- Cabruta Location within Venezuela
- Coordinates: 07°39′32″N 66°15′25″W﻿ / ﻿7.65889°N 66.25694°W
- Country: Venezuela
- State: Guárico
- Municipality: Las Mercedes

Area
- • Total: 2 km^{2} (0.77 sq mi)

Population
- • Total: 5,500
- (2013)
- Climate: Aw

= Cabruta =

Cabruta is a Venezuelan fishing town on the Orinoco river in Las Mercedes Municipality, Guárico State, site of a Jesuit mission, and the site of a proposed bridge across the Orinoco to Caicara, Bolívar State.

==History==
In 1531 by Diego de Ordaz mentioned the indigenous village there, with the name 'Cabritu'. In 1556, Martin Lopez mentioned that it was an Arawak village with the name 'Caburute'. The 17th century saw a number of plans to fortify Cabruta, and in 1643 Juan de Ochoa Gresala y Aguirre was authorized to establish a Spanish port and found a city to be called 'Triunfo de la Cruz y Nueva Cantabria'. However, it was not until 1647 that Miguel de Ochogavia y Jacinto de Carvajal actually arrived, coming down the Apure River, and with the help of chief Maguare began the improvements. Just eleven years later (1658) the Spanish left Cabruta. It wasn't until 1720 that two capuchine missionaries, formerly with the gold-seeking expedition of Marcos de Castro, settled there and their mission was approved in 1722, but then abandoned to be taken up by the Jesuit Bernardo Rotella in 1733.

== Economy ==
There was a fish processing and freezing center in Cabruta, which closed in 1998. Cotton is grown in the surrounding area and a textile processing plant has been proposed. The Venezuelan government has also proposed building an oil refinery there.

== Geography ==
Cabruta is located near the geographical center of Venezuela. This was one of the reasons that proposals were made for constructing a planned city as a new capital for Venezuela near Cabruta. These proposals were made and abandoned in the 1970s.

=== Local Geography ===
Several hills surround the vicinity of Cabruta.

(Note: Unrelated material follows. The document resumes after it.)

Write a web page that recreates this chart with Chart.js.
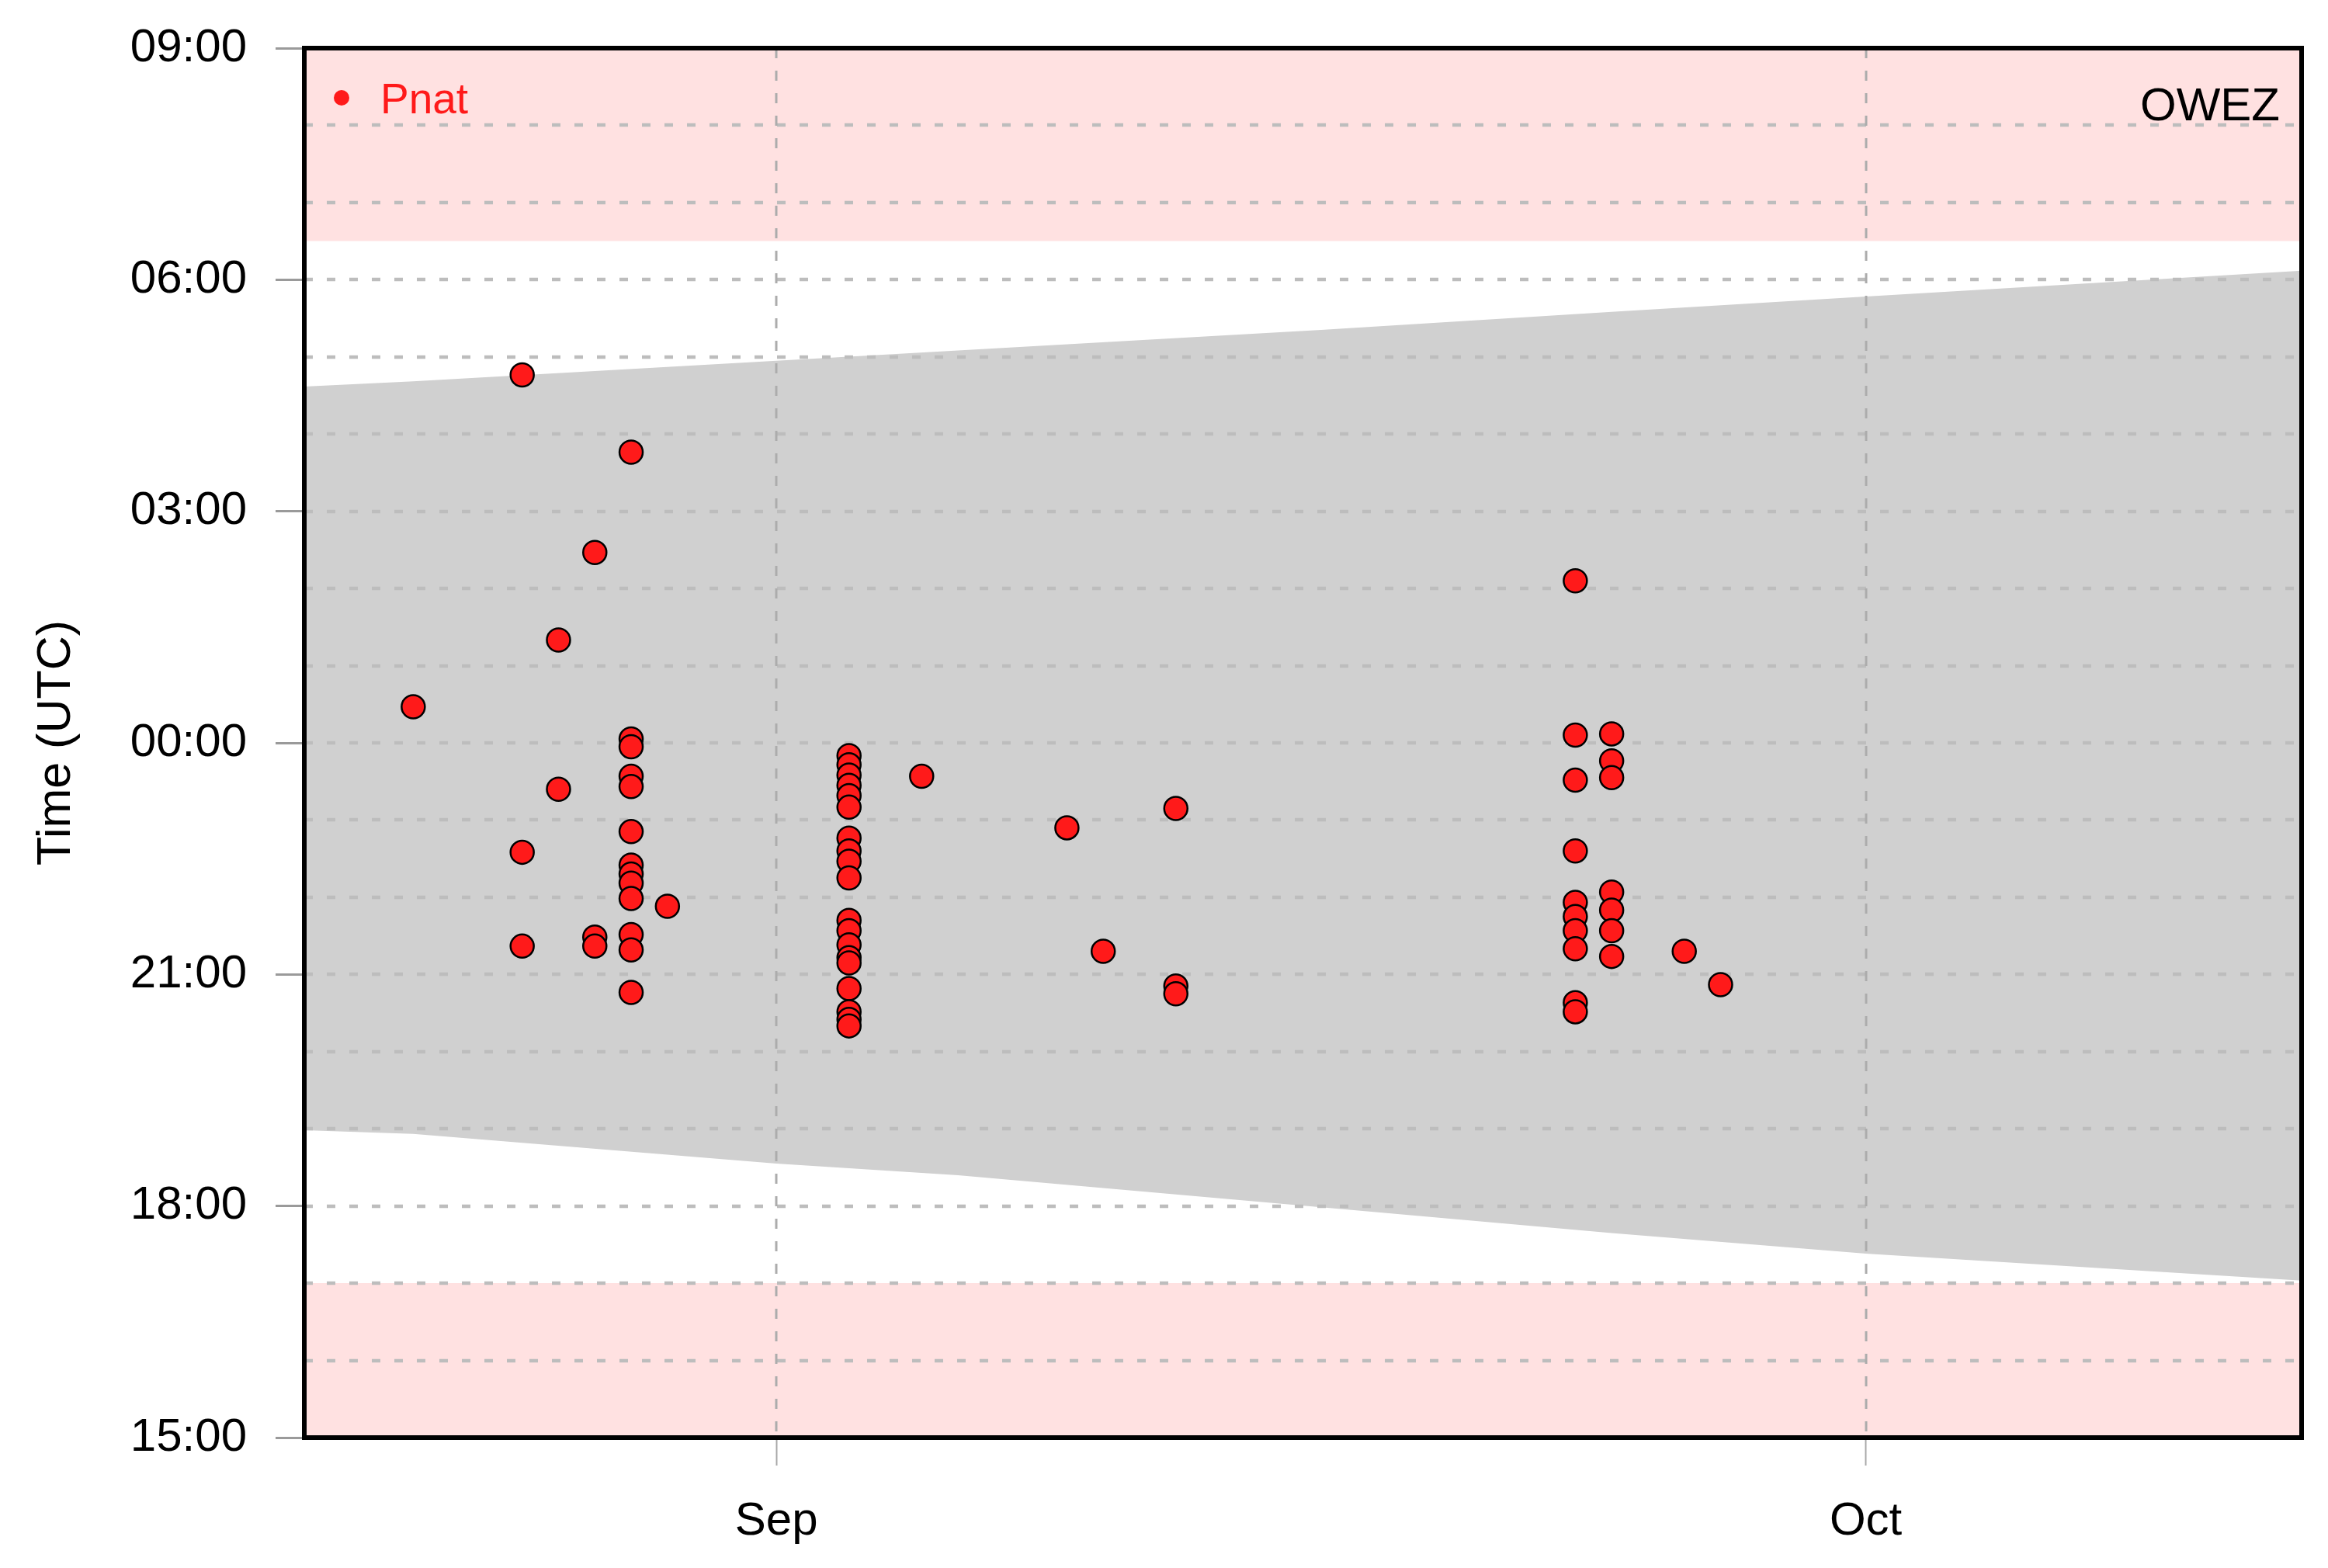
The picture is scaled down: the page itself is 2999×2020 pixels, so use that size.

These are

- Cerro Cabruta, a 200m hill 1.74 km (1.08 miles) west of Cabruta.
- Cerro Caribe, a 126m hill 3.46 km (2.14 miles) northwest of Cabruta.

== Transport ==

In 2006, a railway to Cabruta was commenced, but the project is on hold, as is Puente Mercosur, the associated bridge across the Orinoco for road and rail, which has been planned as the third crossing of this river.